Sunday, April 10, 2011

Literacy with an Attitude

Quotes:

In "Literacy with an Attitude" Patrick Finn points out many differences in the way lower class and upper class students are taught, in an effort to point out the inqualities. To show that upper class students have the upper hand when it comes to getting a good public education. The differences in the public education system between lower and upper class students helps to perpetuate and widen the gap between the income of lower and upper class citizens.

"Teachers who see themselves as allies of their working-class students can help their students see that literacy and school knowledge could be a potent weapons in their struggle for a better deal by connecting school knowledge with the reality of working-class students' lives."

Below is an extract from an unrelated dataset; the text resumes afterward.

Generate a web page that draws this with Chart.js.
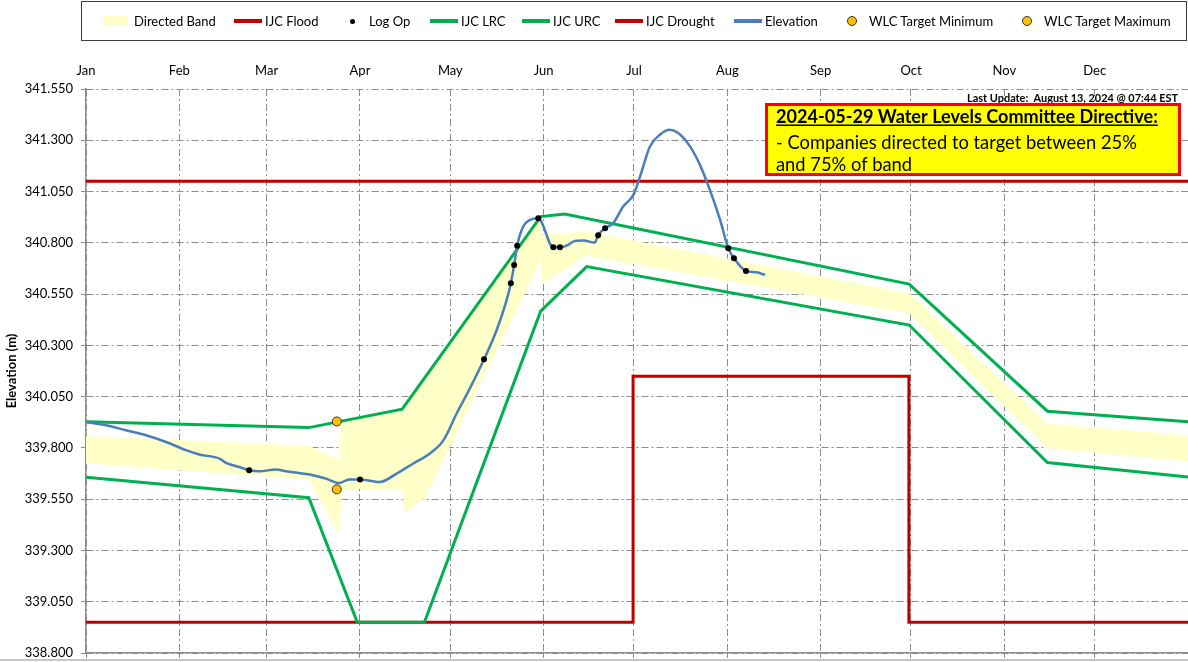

In this qoute Finn is saying that a teacher that truely tries to help a working class student will teach in a way that will empower that student. They will teach in a way that can help that student make there life better, by getting out of working class. A teacher that wants to help a working class student will teach them the reality of working-class lives, by showing them what it's like to work in a working class postition in an effort to get the student to want to do better for themselves by trying harder in school, to get better grades, thus leading to a better job that pays more money.

"There were about four hundred eighth graders who were sorted by reading scores from the highest to the lowest and divided into fifteen classes, 8-1s being the highest, 8-15s being the lowest."

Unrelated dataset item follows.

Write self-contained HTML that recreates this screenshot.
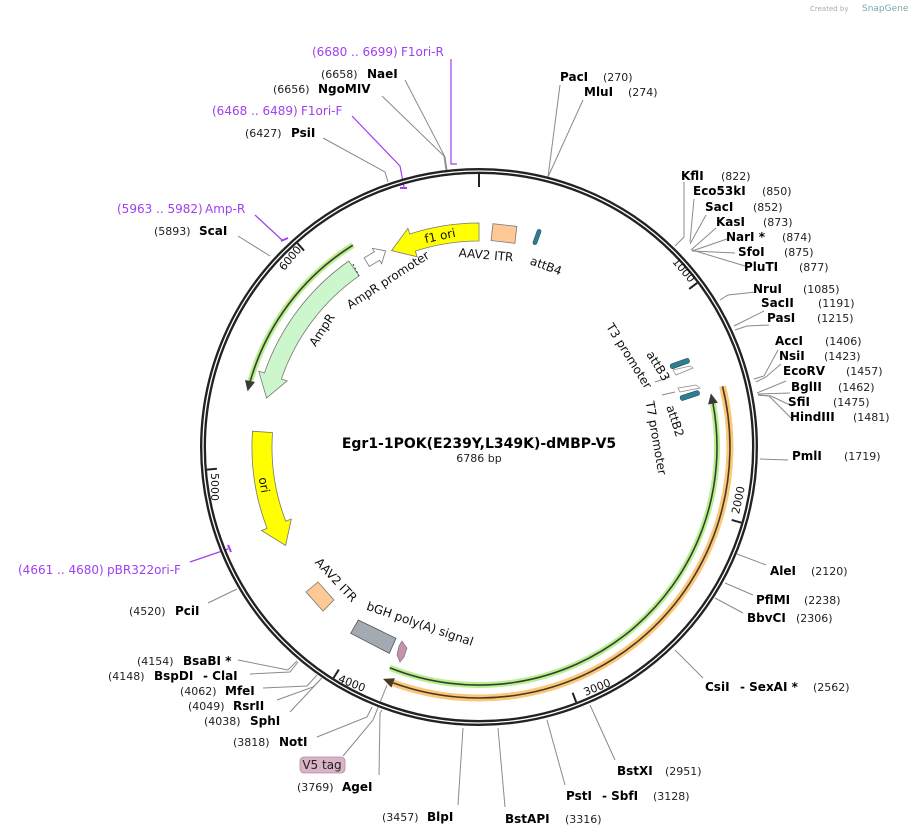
<!DOCTYPE html>
<html><head><meta charset="utf-8"><style>
html,body{margin:0;padding:0;background:#fff;}
svg{display:block;font-family:"DejaVu Sans","Liberation Sans",sans-serif;}
.n{font-size:12px;font-weight:bold;fill:#000;}
.p{font-size:11px;fill:#222;}
.pr{font-size:12px;fill:#a040f0;}
.f{font-size:12px;fill:#111;}
.l{stroke:#8a8a8a;stroke-width:1;fill:none;}
.pl{stroke:#a040f0;stroke-width:1.2;fill:none;}
</style></head><body>
<svg width="908" height="837" viewBox="0 0 908 837" xmlns="http://www.w3.org/2000/svg">
<text x="810" y="11" font-size="7" fill="#aaa">Created by</text>
<text x="862" y="11" font-size="9" fill="#7aa">SnapGene</text>

<g class="l">
<polyline points="560,85 548,177"/>
<polyline points="583,100 548,177"/>
<polyline points="405,80 445,157 447,170"/>
<polyline points="382,96 444,156 446,170"/>
<polyline points="323,138 385,172 388,182"/>
<polyline points="238,236 270,256"/>
<polyline points="684,182 684,237 675,246"/>
<polyline points="694,199 690,242"/>
<polyline points="706,215 690,244"/>
<polyline points="716,228 691,250"/>
<polyline points="727,239 692,251"/>
<polyline points="735,253 692,251"/>
<polyline points="745,266 692,250"/>
<polyline points="756,292 728,295 720,300"/>
<polyline points="764,311 734,326"/>
<polyline points="769,325 747,326 735,330"/>
<polyline points="778,350 764,376 754,379"/>
<polyline points="781,364 766,377 756,382"/>
<polyline points="786,381 757,393"/>
<polyline points="790,393 758,394"/>
<polyline points="792,406 771,396 758,395"/>
<polyline points="793,420 769,396 758,395"/>
<polyline points="788,460 760,459"/>
<polyline points="766,565 737,554"/>
<polyline points="753,595 725,583"/>
<polyline points="743,613 715,598"/>
<polyline points="703,678 675,650"/>
<polyline points="615,760 590,705"/>
<polyline points="565,785 547,720"/>
<polyline points="505,807 498,728"/>
<polyline points="458,805 463,728"/>
<polyline points="379,775 380,713 382,710"/>
<polyline points="343,756 373,720 387,685"/>
<polyline points="317,737 367,717 372,707"/>
<polyline points="290,712 320,680"/>
<polyline points="277,700 313,687 322,678"/>
<polyline points="263,688 307,686 317,675"/>
<polyline points="250,674 290,672 298,662"/>
<polyline points="238,660 288,670 297,661"/>
<polyline points="208,603 237,589"/>
</g>

<g class="pl">
<polyline points="451,59 451,164 457,164"/>
<polyline points="352,116 400,166 404,187"/>
<line x1="400" y1="188" x2="407" y2="188" stroke-width="2"/>
<polyline points="255,215 282,240"/>
<line x1="281" y1="241" x2="288" y2="238" stroke-width="2"/>
<polyline points="190,562 228,549"/>
<line x1="228" y1="545" x2="231" y2="552" stroke-width="2"/>
</g>

<circle cx="479" cy="447" r="276" fill="none" stroke="#222" stroke-width="6"/>
<circle cx="479" cy="447" r="276" fill="none" stroke="#fff" stroke-width="1.3"/>

<g stroke="#222" stroke-width="2">
<line x1="479" y1="173" x2="479" y2="187"/>
<line x1="479" y1="174" x2="479" y2="184" transform="rotate(53.05 479 447)"/>
<line x1="479" y1="174" x2="479" y2="184" transform="rotate(106.1 479 447)"/>
<line x1="479" y1="174" x2="479" y2="184" transform="rotate(159.15 479 447)"/>
<line x1="479" y1="174" x2="479" y2="184" transform="rotate(212.2 479 447)"/>
<line x1="479" y1="174" x2="479" y2="184" transform="rotate(265.25 479 447)"/>
<line x1="479" y1="174" x2="479" y2="184" transform="rotate(318.3 479 447)"/>
</g>
<g font-size="11" fill="#111" text-anchor="middle">
<text x="684" y="274" transform="rotate(50 684 270)">1000</text>
<text x="738" y="504" transform="rotate(-78 738 500)">2000</text>
<text x="597" y="691" transform="rotate(-22 597 687)">3000</text>
<text x="352" y="687" transform="rotate(22 352 683)">4000</text>
<text x="215" y="491" transform="rotate(90 215 487)">5000</text>
<text x="290" y="262" transform="rotate(-50 290 258)">6000</text>
</g>

<path d="M479,223 A224,224 0 0 0 409.8,234 L407.9,228.3 L391.6,250.6 L417.2,256.8 L415.3,251.1 A206,206 0 0 1 479,241 Z" fill="#ffff00" stroke="#777" stroke-width="0.8"/>
<text class="f" x="440" y="240" text-anchor="middle" transform="rotate(-12 440 236)">f1 ori</text>
<rect x="492" y="225" width="24" height="17" fill="#fec994" stroke="#777" stroke-width="0.8" transform="rotate(6.5 504 233)"/>
<text class="f" x="486" y="259" text-anchor="middle" transform="rotate(5 486 255)">AAV2 ITR</text>
<rect x="535" y="229" width="4" height="16" rx="2" fill="#2a7f95" stroke="#234" stroke-width="0.5" transform="rotate(20 537 237)"/>
<text class="f" x="546" y="270" text-anchor="middle" transform="rotate(20 546 266)">attB4</text>

<path d="M-10,0 L0,-9 L0,-5 L12,-5 L12,5 L0,5 L0,9 Z" fill="#fff" stroke="#777" stroke-width="0.8" transform="translate(377,256) rotate(149)"/>
<text class="f" x="388" y="284" text-anchor="middle" transform="rotate(-33 388 280)">AmpR promoter</text>

<path d="M348.8,261 A227,227 0 0 0 264.4,373.1 L258.7,371.1 L266.6,397.9 L287.1,380.9 L281.4,379 A209,209 0 0 1 359.1,275.8 Z" fill="#ccf7cc" stroke="#777" stroke-width="0.8"/>
<line x1="353" y1="264" x2="359" y2="276" stroke="#333" stroke-dasharray="2,2"/>
<text class="f" x="322" y="334" text-anchor="middle" transform="rotate(-57 322 330)">AmpR</text>

<path d="M352.9,245.2 A238,238 0 0 0 250.2,381.4" fill="none" stroke="#b8f08c" stroke-width="6"/>
<path d="M352.9,245.2 A238,238 0 0 0 250.2,381.4" fill="none" stroke="#3a3a3a" stroke-width="1.6"/>
<polygon points="245,380 255,382 247.6,391.4" fill="#3a3a3a"/>

<path d="M252.5,431.2 A227,227 0 0 0 267.1,528.4 L261.5,530.5 L285.6,545.5 L291.3,519 L285.7,521.2 A207,207 0 0 1 272.5,432.6 Z" fill="#ffff00" stroke="#777" stroke-width="0.8"/>
<text class="f" x="264" y="489" text-anchor="middle" transform="rotate(80 264 485)">ori</text>

<polygon points="306,592 318,582 334,600 323,611" fill="#fec994" stroke="#777" stroke-width="0.8"/>
<text class="f" x="336" y="584" text-anchor="middle" transform="rotate(47 336 580)">AAV2 ITR</text>
<polygon points="350.7,633.3 358.3,620 396,638.3 389.3,653.3" fill="#a3aab2" stroke="#555" stroke-width="0.8"/>
<text class="f" x="420" y="628" text-anchor="middle" transform="rotate(19 420 624)">bGH poly(A) signal</text>
<polygon points="402,641 407,648 404,657 400,662 397,655 399,646" fill="#c891b0" stroke="#666" stroke-width="0.6"/>

<rect x="670" y="361" width="20" height="5" rx="2" fill="#2a7f95" stroke="#234" stroke-width="0.5" transform="rotate(-20 680 364)"/>
<polygon points="673,370 690,366 693,368 676,375" fill="#fff" stroke="#888" stroke-width="0.7"/>
<line x1="655" y1="382" x2="670" y2="377" class="l"/>
<polygon points="678,388 696,385 700,388 680,392" fill="#fff" stroke="#888" stroke-width="0.7"/>
<rect x="680" y="393" width="20" height="5" rx="2" fill="#2a7f95" stroke="#234" stroke-width="0.5" transform="rotate(-18 690 396)"/>
<line x1="662" y1="395" x2="675" y2="392" class="l"/>
<text class="f" x="629" y="360" text-anchor="middle" transform="rotate(58 629 356)">T3 promoter</text>
<text class="f" x="658" y="370" text-anchor="middle" transform="rotate(58 658 366)">attB3</text>
<text class="f" x="675" y="425" text-anchor="middle" transform="rotate(72 675 421)">attB2</text>
<text class="f" x="656" y="442" text-anchor="middle" transform="rotate(80 656 438)">T7 promoter</text>

<path d="M389.8,667.7 A238,238 0 0 0 713,403.6" fill="none" stroke="#b8f08c" stroke-width="6"/>
<path d="M389.8,667.7 A238,238 0 0 0 713,403.6" fill="none" stroke="#3a3a3a" stroke-width="1.6"/>
<polygon points="717.9,402.7 708.1,404.5 710.9,393.4" fill="#3a3a3a"/>
<path d="M722.5,386.3 A251,251 0 0 1 393.2,682.9" fill="none" stroke="#fbc77a" stroke-width="7"/>
<path d="M722.5,386.3 A251,251 0 0 1 393.2,682.9" fill="none" stroke="#4a3a22" stroke-width="1.6"/>
<polygon points="391.4,687.6 394.9,678.2 383,678.9" fill="#4a3a22"/>

<text x="479" y="448" text-anchor="middle" font-size="14" font-weight="bold">Egr1-1POK(E239Y,L349K)-dMBP-V5</text>
<text x="479" y="462" text-anchor="middle" font-size="11" fill="#222">6786 bp</text>

<text class="pr" x="312" y="56">(6680 .. 6699)</text><text class="pr" x="401" y="56">F1ori-R</text>
<text class="pr" x="212" y="115">(6468 .. 6489)</text><text class="pr" x="301" y="115">F1ori-F</text>
<text class="pr" x="117" y="213">(5963 .. 5982)</text><text class="pr" x="205" y="213">Amp-R</text>
<text class="pr" x="18" y="574">(4661 .. 4680)</text><text class="pr" x="107" y="574">pBR322ori-F</text>

<text class="n" x="560" y="81">PacI</text><text class="p" x="603" y="81">(270)</text>
<text class="n" x="584" y="96">MluI</text><text class="p" x="628" y="96">(274)</text>
<text class="p" x="321" y="78">(6658)</text><text class="n" x="367" y="78">NaeI</text>
<text class="p" x="273" y="93">(6656)</text><text class="n" x="318" y="93">NgoMIV</text>
<text class="p" x="245" y="137">(6427)</text><text class="n" x="291" y="137">PsiI</text>
<text class="p" x="154" y="235">(5893)</text><text class="n" x="199" y="235">ScaI</text>

<text class="n" x="681" y="180">KflI</text><text class="p" x="721" y="180">(822)</text>
<text class="n" x="693" y="195">Eco53kI</text><text class="p" x="762" y="195">(850)</text>
<text class="n" x="705" y="211">SacI</text><text class="p" x="753" y="211">(852)</text>
<text class="n" x="716" y="226">KasI</text><text class="p" x="763" y="226">(873)</text>
<text class="n" x="726" y="241">NarI *</text><text class="p" x="782" y="241">(874)</text>
<text class="n" x="738" y="256">SfoI</text><text class="p" x="784" y="256">(875)</text>
<text class="n" x="744" y="271">PluTI</text><text class="p" x="799" y="271">(877)</text>
<text class="n" x="753" y="293">NruI</text><text class="p" x="803" y="293">(1085)</text>
<text class="n" x="761" y="307">SacII</text><text class="p" x="818" y="307">(1191)</text>
<text class="n" x="767" y="322">PasI</text><text class="p" x="817" y="322">(1215)</text>
<text class="n" x="775" y="345">AccI</text><text class="p" x="825" y="345">(1406)</text>
<text class="n" x="779" y="360">NsiI</text><text class="p" x="824" y="360">(1423)</text>
<text class="n" x="783" y="375">EcoRV</text><text class="p" x="846" y="375">(1457)</text>
<text class="n" x="791" y="391">BglII</text><text class="p" x="838" y="391">(1462)</text>
<text class="n" x="788" y="406">SfiI</text><text class="p" x="833" y="406">(1475)</text>
<text class="n" x="790" y="421">HindIII</text><text class="p" x="853" y="421">(1481)</text>
<text class="n" x="792" y="460">PmlI</text><text class="p" x="844" y="460">(1719)</text>
<text class="n" x="770" y="575">AleI</text><text class="p" x="811" y="575">(2120)</text>
<text class="n" x="756" y="604">PflMI</text><text class="p" x="804" y="604">(2238)</text>
<text class="n" x="747" y="622">BbvCI</text><text class="p" x="796" y="622">(2306)</text>
<text class="n" x="705" y="691">CsiI</text><text class="n" x="740" y="691">- SexAI *</text><text class="p" x="813" y="691">(2562)</text>
<text class="n" x="617" y="775">BstXI</text><text class="p" x="665" y="775">(2951)</text>
<text class="n" x="566" y="800">PstI</text><text class="n" x="602" y="800">- SbfI</text><text class="p" x="653" y="800">(3128)</text>
<text class="n" x="505" y="823">BstAPI</text><text class="p" x="565" y="823">(3316)</text>
<text class="p" x="382" y="821">(3457)</text><text class="n" x="427" y="821">BlpI</text>
<text class="p" x="297" y="791">(3769)</text><text class="n" x="342" y="791">AgeI</text>
<rect x="300" y="757" width="45" height="16" rx="4" fill="#d9b3c6" stroke="#b48ca0" stroke-width="0.8"/>
<text x="322" y="769" text-anchor="middle" font-size="12" fill="#222">V5 tag</text>
<text class="p" x="233" y="746">(3818)</text><text class="n" x="279" y="746">NotI</text>
<text class="p" x="204" y="725">(4038)</text><text class="n" x="250" y="725">SphI</text>
<text class="p" x="188" y="710">(4049)</text><text class="n" x="233" y="710">RsrII</text>
<text class="p" x="180" y="695">(4062)</text><text class="n" x="225" y="695">MfeI</text>
<text class="p" x="108" y="680">(4148)</text><text class="n" x="154" y="680">BspDI</text><text class="n" x="203" y="680">- ClaI</text>
<text class="p" x="137" y="665">(4154)</text><text class="n" x="183" y="665">BsaBI *</text>
<text class="p" x="129" y="615">(4520)</text><text class="n" x="175" y="615">PciI</text>
</svg>
</body></html>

In this quote Finn is reffering to a school he taught at in Chicago where the classes were divideed by reading scores. The best readers were put into bigger classrooms and the slower readers were put into small classrooms with less kids. The theory was that the slower readers in the smaller classrooms would get more one on one time with the teachers. But it ended up that the troublesome students from the higher classes would get put in the lower level small classrooms, to distract the slower readers. This shows how the education the students werre getting is off balance. The better readers up front get the best care. This helps to widen the gap in society between the upper class and lower class.

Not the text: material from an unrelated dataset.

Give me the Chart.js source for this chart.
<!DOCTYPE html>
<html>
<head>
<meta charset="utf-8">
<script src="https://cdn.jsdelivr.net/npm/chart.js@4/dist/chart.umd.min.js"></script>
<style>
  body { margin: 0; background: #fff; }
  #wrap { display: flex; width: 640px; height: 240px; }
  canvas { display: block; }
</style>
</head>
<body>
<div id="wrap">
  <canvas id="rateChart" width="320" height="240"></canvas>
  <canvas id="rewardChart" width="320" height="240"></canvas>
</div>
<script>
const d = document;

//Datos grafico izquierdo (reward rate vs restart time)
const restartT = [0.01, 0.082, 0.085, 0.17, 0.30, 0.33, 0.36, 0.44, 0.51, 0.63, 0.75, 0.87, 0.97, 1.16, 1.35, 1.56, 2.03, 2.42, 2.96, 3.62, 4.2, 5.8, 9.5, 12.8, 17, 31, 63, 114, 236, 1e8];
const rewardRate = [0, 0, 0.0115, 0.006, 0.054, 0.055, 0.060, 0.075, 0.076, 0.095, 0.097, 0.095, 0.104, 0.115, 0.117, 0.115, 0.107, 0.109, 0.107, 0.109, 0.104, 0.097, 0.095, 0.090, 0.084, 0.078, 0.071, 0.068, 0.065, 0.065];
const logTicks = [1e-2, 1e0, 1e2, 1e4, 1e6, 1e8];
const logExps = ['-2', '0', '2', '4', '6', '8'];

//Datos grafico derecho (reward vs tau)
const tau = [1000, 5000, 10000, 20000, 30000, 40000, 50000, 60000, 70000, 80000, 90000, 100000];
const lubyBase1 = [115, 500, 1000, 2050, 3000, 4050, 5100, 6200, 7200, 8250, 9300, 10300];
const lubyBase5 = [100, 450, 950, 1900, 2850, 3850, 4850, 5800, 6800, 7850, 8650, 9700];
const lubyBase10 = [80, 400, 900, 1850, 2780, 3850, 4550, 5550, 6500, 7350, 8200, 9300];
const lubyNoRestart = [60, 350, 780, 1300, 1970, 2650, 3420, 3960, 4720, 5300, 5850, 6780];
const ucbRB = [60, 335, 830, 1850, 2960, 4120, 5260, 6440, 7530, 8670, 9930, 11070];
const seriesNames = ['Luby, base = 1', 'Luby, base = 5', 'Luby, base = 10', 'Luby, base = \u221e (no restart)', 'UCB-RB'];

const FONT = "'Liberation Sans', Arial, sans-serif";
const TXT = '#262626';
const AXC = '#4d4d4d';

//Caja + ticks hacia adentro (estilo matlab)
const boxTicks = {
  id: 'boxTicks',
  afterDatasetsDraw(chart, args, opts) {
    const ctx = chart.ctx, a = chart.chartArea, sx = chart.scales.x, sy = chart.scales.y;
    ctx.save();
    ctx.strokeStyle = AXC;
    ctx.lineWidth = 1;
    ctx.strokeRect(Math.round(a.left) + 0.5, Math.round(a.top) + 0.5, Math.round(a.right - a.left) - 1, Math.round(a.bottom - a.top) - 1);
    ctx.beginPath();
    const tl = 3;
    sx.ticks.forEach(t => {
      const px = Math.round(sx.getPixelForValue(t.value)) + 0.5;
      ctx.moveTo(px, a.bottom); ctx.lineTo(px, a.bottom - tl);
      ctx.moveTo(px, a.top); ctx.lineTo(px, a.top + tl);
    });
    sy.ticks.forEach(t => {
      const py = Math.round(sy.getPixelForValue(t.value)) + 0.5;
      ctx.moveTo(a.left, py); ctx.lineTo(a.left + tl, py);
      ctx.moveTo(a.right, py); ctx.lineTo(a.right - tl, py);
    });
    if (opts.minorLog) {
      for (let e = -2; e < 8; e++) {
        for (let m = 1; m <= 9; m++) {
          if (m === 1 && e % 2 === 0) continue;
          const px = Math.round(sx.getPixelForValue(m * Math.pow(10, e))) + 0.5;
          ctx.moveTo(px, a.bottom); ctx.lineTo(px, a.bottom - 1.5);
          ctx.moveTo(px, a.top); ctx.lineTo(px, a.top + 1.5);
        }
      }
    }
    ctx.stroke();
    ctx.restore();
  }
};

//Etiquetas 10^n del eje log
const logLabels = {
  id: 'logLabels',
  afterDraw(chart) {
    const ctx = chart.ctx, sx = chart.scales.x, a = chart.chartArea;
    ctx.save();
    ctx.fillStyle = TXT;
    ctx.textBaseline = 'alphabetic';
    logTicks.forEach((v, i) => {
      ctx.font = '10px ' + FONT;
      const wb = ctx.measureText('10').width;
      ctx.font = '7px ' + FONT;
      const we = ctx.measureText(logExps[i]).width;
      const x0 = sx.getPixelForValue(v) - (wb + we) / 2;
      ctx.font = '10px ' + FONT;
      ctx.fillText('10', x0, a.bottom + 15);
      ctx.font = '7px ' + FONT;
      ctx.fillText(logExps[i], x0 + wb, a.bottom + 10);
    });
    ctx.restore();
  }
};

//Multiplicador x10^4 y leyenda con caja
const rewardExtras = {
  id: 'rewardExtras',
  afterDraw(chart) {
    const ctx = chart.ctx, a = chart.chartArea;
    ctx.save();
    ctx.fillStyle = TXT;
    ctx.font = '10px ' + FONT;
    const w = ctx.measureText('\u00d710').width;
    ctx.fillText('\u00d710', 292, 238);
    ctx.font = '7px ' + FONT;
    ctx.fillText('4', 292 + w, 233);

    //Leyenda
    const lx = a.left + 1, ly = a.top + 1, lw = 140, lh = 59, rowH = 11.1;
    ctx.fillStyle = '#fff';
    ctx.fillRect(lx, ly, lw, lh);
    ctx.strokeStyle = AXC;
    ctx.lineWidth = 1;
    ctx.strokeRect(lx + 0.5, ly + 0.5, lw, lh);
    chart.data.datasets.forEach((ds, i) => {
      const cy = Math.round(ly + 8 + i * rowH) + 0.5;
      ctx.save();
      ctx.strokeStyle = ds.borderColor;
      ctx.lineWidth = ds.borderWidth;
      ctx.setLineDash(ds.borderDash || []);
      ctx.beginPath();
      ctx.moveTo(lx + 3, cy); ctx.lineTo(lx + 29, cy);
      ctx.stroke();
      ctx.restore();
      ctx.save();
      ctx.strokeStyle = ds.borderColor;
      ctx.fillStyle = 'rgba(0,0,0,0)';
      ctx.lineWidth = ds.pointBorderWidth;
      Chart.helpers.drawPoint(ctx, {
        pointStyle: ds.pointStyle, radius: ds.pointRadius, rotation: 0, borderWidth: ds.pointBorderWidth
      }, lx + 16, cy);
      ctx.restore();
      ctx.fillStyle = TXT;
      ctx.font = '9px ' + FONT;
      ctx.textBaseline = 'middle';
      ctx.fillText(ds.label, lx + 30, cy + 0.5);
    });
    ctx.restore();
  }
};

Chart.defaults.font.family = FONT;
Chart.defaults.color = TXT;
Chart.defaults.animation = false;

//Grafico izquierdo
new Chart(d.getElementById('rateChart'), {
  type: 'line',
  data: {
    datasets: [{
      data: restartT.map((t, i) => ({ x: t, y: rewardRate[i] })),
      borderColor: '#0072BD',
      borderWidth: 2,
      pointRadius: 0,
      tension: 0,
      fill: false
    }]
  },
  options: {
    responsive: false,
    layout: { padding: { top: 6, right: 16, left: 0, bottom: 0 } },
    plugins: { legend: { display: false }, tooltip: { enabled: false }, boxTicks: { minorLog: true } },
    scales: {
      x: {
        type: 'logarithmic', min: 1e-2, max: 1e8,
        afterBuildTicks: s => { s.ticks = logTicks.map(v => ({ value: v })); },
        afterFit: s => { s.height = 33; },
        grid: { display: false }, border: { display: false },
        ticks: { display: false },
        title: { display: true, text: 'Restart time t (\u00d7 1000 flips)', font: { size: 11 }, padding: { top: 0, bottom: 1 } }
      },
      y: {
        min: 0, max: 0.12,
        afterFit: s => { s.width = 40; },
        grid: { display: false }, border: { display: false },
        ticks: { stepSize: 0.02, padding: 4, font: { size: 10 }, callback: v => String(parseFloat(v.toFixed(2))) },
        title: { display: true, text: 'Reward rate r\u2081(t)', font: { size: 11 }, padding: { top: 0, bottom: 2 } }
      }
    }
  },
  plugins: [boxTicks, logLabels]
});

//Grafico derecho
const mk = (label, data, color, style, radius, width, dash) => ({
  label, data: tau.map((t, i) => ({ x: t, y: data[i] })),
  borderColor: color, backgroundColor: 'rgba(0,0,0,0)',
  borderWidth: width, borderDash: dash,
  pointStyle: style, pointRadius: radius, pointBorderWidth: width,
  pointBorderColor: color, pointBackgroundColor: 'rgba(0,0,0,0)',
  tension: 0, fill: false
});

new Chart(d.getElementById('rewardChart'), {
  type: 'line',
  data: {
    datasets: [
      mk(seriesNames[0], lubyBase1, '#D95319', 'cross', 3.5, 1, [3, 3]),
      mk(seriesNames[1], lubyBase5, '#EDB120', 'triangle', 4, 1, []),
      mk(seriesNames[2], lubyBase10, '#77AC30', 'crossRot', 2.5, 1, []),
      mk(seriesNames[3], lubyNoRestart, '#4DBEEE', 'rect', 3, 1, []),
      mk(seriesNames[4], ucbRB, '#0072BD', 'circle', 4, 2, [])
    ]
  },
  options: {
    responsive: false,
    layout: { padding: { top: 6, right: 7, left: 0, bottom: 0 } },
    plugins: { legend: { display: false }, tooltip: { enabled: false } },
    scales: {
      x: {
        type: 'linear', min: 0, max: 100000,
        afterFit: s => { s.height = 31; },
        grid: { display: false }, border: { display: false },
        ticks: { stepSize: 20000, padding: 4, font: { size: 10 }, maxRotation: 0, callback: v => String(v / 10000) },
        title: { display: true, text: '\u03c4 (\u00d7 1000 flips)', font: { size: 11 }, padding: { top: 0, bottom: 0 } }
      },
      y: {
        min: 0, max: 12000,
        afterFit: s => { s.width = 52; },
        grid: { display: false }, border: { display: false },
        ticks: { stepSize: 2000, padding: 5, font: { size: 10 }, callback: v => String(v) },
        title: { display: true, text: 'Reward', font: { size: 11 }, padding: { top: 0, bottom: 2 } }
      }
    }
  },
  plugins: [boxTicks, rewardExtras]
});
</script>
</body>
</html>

"In the working-class schools, knowledge was presented as fragmented facts isolated from wider bodies of meaning and from the lives and experiences of the students. Work was following steps in a procedure. There was little decision making or choice. Teachers rarely explained why work was being assigned or how it was connected to other assignments."

In this quote Finn points out many differences in the way the lower class students are taught. He suggests that in lower class schools they don't connect the material that the students learn to the "real world" so most students remain uninterested in the material that is presented to them. In other parts of the article Finn points out that students in upper class school gte the material applied to everyday life so that the students understand why they are learning the material, and they are more interested. This puts the upperclass students even more ahead of the lower class students and it makes the difference between the two classes greater.
The lower class students get information taught to them in fragments so that they never can connect the information to other assignments they do and the points that they learn stand alone in the minds and they can't see the big picture.